start Available data

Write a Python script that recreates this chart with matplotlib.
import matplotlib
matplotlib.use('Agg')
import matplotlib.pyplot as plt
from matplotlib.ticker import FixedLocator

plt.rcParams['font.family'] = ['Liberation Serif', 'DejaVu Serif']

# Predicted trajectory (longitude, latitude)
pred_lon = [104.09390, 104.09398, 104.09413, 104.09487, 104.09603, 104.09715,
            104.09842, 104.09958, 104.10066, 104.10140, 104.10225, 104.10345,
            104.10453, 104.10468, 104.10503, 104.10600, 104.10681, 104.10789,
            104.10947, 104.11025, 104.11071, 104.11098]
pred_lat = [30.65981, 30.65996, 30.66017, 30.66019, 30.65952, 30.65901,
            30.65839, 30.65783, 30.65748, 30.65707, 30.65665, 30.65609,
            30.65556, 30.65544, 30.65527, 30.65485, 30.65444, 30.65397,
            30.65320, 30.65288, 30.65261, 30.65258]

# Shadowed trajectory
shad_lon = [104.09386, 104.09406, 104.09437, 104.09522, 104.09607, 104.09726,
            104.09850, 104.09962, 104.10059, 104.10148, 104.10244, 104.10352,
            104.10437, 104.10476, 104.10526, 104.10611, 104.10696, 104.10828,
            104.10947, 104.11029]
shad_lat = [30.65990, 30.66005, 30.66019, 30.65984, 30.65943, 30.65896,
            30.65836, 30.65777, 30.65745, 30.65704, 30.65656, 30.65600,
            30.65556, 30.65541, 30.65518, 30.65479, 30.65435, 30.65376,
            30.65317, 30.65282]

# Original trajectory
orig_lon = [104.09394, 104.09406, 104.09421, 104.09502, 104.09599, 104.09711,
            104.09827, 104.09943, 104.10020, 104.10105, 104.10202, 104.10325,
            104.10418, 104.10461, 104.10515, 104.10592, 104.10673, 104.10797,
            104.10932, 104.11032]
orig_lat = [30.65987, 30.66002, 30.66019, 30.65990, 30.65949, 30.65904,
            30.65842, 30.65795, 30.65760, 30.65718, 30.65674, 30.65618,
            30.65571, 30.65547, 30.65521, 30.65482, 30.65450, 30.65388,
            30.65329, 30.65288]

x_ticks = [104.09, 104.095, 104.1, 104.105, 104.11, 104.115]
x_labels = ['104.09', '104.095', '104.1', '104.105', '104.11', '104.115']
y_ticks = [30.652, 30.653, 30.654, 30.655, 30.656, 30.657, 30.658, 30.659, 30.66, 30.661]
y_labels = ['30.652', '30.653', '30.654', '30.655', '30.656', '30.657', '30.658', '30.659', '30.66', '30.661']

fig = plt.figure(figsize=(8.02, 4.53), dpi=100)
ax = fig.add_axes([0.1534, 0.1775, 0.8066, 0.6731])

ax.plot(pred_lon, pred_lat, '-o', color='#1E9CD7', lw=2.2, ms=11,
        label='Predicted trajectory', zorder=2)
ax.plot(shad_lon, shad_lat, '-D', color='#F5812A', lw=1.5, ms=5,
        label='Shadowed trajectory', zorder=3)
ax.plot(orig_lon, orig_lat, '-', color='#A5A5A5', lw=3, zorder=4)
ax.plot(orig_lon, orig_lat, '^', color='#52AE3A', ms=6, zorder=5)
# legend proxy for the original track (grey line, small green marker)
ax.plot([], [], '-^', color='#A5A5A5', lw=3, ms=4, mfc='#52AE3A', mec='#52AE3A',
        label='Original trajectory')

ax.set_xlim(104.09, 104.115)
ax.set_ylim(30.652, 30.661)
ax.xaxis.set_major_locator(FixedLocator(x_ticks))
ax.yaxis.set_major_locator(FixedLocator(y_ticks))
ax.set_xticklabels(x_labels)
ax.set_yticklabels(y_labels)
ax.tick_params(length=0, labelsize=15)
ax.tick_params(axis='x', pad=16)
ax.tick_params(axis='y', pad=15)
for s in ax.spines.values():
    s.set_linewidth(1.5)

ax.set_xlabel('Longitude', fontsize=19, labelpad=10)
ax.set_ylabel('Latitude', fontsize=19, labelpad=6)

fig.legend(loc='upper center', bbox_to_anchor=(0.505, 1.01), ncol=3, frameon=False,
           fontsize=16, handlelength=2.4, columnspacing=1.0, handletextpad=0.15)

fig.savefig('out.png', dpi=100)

end Available data

Restate the listing exactly, starting at its first line and ending at the line where "30.65320, 30.65288, 30.65261, 30.65258]" occurs; include both and no other lines.

Write a Python script that recreates this chart with matplotlib.
import matplotlib
matplotlib.use('Agg')
import matplotlib.pyplot as plt
from matplotlib.ticker import FixedLocator

plt.rcParams['font.family'] = ['Liberation Serif', 'DejaVu Serif']

# Predicted trajectory (longitude, latitude)
pred_lon = [104.09390, 104.09398, 104.09413, 104.09487, 104.09603, 104.09715,
            104.09842, 104.09958, 104.10066, 104.10140, 104.10225, 104.10345,
            104.10453, 104.10468, 104.10503, 104.10600, 104.10681, 104.10789,
            104.10947, 104.11025, 104.11071, 104.11098]
pred_lat = [30.65981, 30.65996, 30.66017, 30.66019, 30.65952, 30.65901,
            30.65839, 30.65783, 30.65748, 30.65707, 30.65665, 30.65609,
            30.65556, 30.65544, 30.65527, 30.65485, 30.65444, 30.65397,
            30.65320, 30.65288, 30.65261, 30.65258]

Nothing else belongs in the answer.